[Start]

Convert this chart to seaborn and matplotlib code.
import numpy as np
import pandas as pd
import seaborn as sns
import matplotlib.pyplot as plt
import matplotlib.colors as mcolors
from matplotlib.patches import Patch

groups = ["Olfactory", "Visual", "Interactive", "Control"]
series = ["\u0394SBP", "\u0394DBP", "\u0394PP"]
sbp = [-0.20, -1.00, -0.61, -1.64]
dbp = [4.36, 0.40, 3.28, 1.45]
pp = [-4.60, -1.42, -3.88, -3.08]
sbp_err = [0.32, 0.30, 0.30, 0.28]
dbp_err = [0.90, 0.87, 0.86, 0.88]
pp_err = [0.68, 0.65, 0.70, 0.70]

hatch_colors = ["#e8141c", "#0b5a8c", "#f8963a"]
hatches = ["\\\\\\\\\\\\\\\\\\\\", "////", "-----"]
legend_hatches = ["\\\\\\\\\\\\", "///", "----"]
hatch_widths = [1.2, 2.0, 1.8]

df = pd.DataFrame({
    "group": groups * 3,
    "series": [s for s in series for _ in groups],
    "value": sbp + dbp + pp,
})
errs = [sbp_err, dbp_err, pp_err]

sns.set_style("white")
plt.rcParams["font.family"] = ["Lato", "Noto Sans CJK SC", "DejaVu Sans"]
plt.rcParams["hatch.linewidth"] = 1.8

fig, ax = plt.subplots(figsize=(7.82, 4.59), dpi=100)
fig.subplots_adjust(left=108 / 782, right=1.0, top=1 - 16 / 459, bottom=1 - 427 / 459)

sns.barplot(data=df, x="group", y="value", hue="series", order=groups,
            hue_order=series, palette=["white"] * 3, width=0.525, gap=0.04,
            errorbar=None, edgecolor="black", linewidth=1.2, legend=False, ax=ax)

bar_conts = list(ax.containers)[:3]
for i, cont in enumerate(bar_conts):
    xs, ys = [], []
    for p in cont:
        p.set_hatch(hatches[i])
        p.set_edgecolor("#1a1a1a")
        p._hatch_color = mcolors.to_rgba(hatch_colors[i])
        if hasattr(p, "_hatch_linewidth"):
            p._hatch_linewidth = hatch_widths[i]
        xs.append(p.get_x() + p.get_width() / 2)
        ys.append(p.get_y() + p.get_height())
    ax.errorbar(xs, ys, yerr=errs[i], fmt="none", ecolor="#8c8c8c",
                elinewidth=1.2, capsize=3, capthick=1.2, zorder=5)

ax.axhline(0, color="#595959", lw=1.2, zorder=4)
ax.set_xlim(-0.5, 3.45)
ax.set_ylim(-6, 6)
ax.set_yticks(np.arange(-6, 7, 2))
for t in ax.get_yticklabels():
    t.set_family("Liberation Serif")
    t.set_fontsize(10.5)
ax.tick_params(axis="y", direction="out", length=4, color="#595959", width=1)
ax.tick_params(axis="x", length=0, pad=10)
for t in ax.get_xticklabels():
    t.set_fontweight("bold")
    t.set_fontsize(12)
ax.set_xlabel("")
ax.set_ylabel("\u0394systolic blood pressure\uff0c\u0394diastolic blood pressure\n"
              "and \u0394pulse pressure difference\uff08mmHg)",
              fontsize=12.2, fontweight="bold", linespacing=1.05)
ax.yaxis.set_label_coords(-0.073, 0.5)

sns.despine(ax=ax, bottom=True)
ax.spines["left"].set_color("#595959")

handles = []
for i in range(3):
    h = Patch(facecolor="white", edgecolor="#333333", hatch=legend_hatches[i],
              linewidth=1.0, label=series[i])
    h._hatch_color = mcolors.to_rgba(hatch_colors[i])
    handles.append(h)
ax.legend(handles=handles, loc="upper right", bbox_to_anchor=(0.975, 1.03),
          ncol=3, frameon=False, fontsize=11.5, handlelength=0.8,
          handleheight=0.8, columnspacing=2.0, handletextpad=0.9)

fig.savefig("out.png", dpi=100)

[End]

Description of the task: All of the lines above need to be given again exactly.

Written solution:
Convert this chart to seaborn and matplotlib code.
import numpy as np
import pandas as pd
import seaborn as sns
import matplotlib.pyplot as plt
import matplotlib.colors as mcolors
from matplotlib.patches import Patch

groups = ["Olfactory", "Visual", "Interactive", "Control"]
series = ["\u0394SBP", "\u0394DBP", "\u0394PP"]
sbp = [-0.20, -1.00, -0.61, -1.64]
dbp = [4.36, 0.40, 3.28, 1.45]
pp = [-4.60, -1.42, -3.88, -3.08]
sbp_err = [0.32, 0.30, 0.30, 0.28]
dbp_err = [0.90, 0.87, 0.86, 0.88]
pp_err = [0.68, 0.65, 0.70, 0.70]

hatch_colors = ["#e8141c", "#0b5a8c", "#f8963a"]
hatches = ["\\\\\\\\\\\\\\\\\\\\", "////", "-----"]
legend_hatches = ["\\\\\\\\\\\\", "///", "----"]
hatch_widths = [1.2, 2.0, 1.8]

df = pd.DataFrame({
    "group": groups * 3,
    "series": [s for s in series for _ in groups],
    "value": sbp + dbp + pp,
})
errs = [sbp_err, dbp_err, pp_err]

sns.set_style("white")
plt.rcParams["font.family"] = ["Lato", "Noto Sans CJK SC", "DejaVu Sans"]
plt.rcParams["hatch.linewidth"] = 1.8

fig, ax = plt.subplots(figsize=(7.82, 4.59), dpi=100)
fig.subplots_adjust(left=108 / 782, right=1.0, top=1 - 16 / 459, bottom=1 - 427 / 459)

sns.barplot(data=df, x="group", y="value", hue="series", order=groups,
            hue_order=series, palette=["white"] * 3, width=0.525, gap=0.04,
            errorbar=None, edgecolor="black", linewidth=1.2, legend=False, ax=ax)

bar_conts = list(ax.containers)[:3]
for i, cont in enumerate(bar_conts):
    xs, ys = [], []
    for p in cont:
        p.set_hatch(hatches[i])
        p.set_edgecolor("#1a1a1a")
        p._hatch_color = mcolors.to_rgba(hatch_colors[i])
        if hasattr(p, "_hatch_linewidth"):
            p._hatch_linewidth = hatch_widths[i]
        xs.append(p.get_x() + p.get_width() / 2)
        ys.append(p.get_y() + p.get_height())
    ax.errorbar(xs, ys, yerr=errs[i], fmt="none", ecolor="#8c8c8c",
                elinewidth=1.2, capsize=3, capthick=1.2, zorder=5)

ax.axhline(0, color="#595959", lw=1.2, zorder=4)
ax.set_xlim(-0.5, 3.45)
ax.set_ylim(-6, 6)
ax.set_yticks(np.arange(-6, 7, 2))
for t in ax.get_yticklabels():
    t.set_family("Liberation Serif")
    t.set_fontsize(10.5)
ax.tick_params(axis="y", direction="out", length=4, color="#595959", width=1)
ax.tick_params(axis="x", length=0, pad=10)
for t in ax.get_xticklabels():
    t.set_fontweight("bold")
    t.set_fontsize(12)
ax.set_xlabel("")
ax.set_ylabel("\u0394systolic blood pressure\uff0c\u0394diastolic blood pressure\n"
              "and \u0394pulse pressure difference\uff08mmHg)",
              fontsize=12.2, fontweight="bold", linespacing=1.05)
ax.yaxis.set_label_coords(-0.073, 0.5)

sns.despine(ax=ax, bottom=True)
ax.spines["left"].set_color("#595959")

handles = []
for i in range(3):
    h = Patch(facecolor="white", edgecolor="#333333", hatch=legend_hatches[i],
              linewidth=1.0, label=series[i])
    h._hatch_color = mcolors.to_rgba(hatch_colors[i])
    handles.append(h)
ax.legend(handles=handles, loc="upper right", bbox_to_anchor=(0.975, 1.03),
          ncol=3, frameon=False, fontsize=11.5, handlelength=0.8,
          handleheight=0.8, columnspacing=2.0, handletextpad=0.9)

fig.savefig("out.png", dpi=100)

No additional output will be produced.